Life savers, fundraisers, trailblazers: discover the vital roles that women play in saving lives at sea.

The new photographic exhibition Women of the RNLI at the National Maritime Museum celebrates the work of women in the Royal National Lifeboat Institution.

Featuring striking photography, personal testimony and breathtaking film, the exhibition offers a window into the lives of volunteers across the UK and Ireland.

Since its foundation in 1824, the RNLI has had one mission: to save every life at sea. The organisation is entirely self-funded and relies on the tireless work of volunteers across the UK and Ireland.

2024 marks 200 years of the RNLI. In this anniversary year, Women of the RNLI shines a spotlight on the various roles that women have – and always have had – in this vital charity.
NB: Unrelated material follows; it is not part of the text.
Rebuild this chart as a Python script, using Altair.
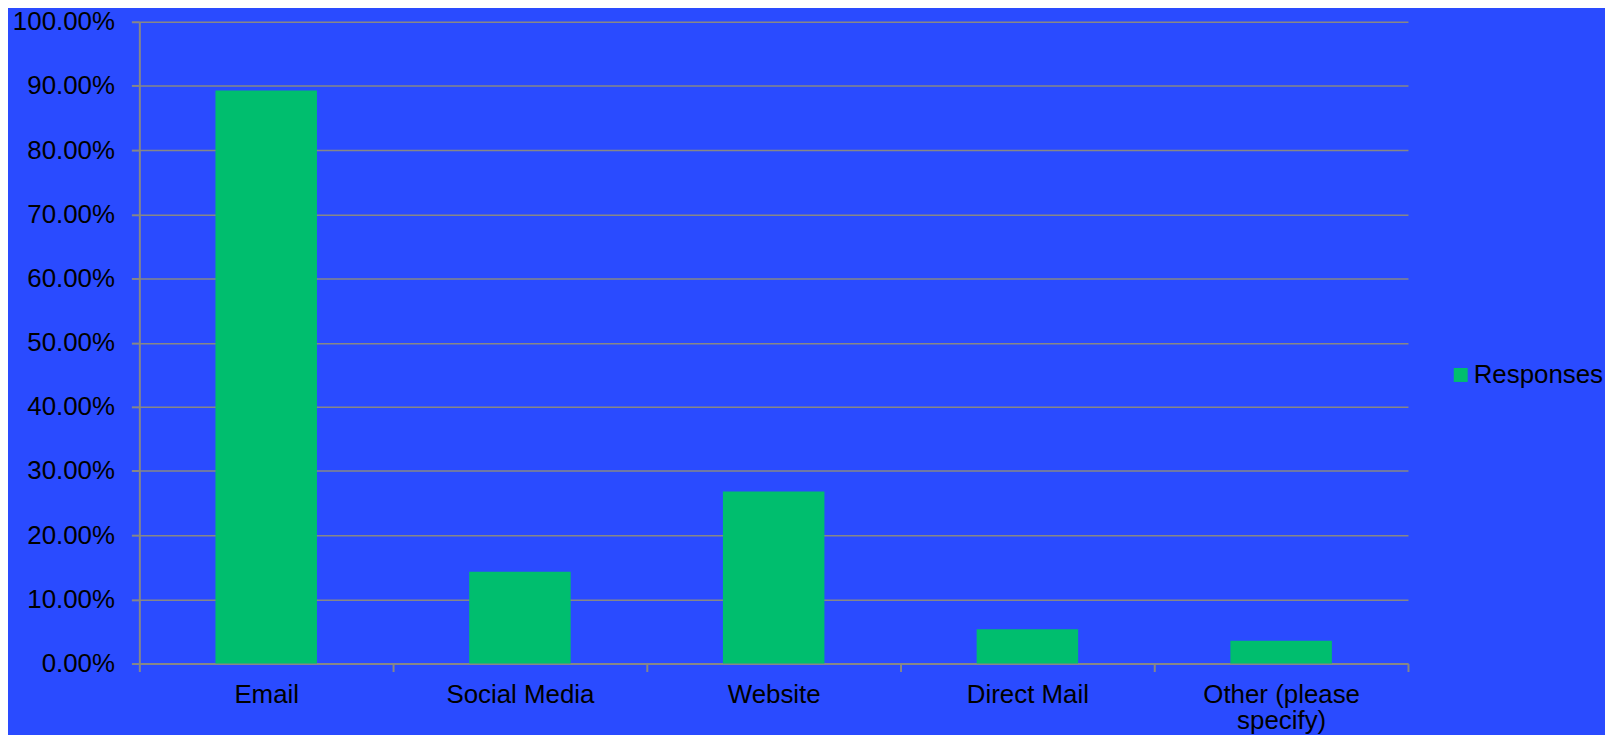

The exhibition explores the experiences of current volunteers as well as the stories of the people who paved their way. From crewmembers and lifeguards to fundraisers, mechanics and station managers, women contribute to every aspect of the RNLI’s work.

At the heart of Women of the RNLI is the photography of Jack Lowe, an artist who for almost a decade has been documenting the crews and views of every RNLI lifeboat station. His evocative images, captured using Victorian glass-plate technology, allow us to see the modern work of the RNLI through an historic lens.

Together with the voices and experiences of RNLI volunteers, Women of the RNLI provides a personal perspective on a lifesaving institution. 

Visit the National Maritime Museum and be inspired by the women of the RNLI.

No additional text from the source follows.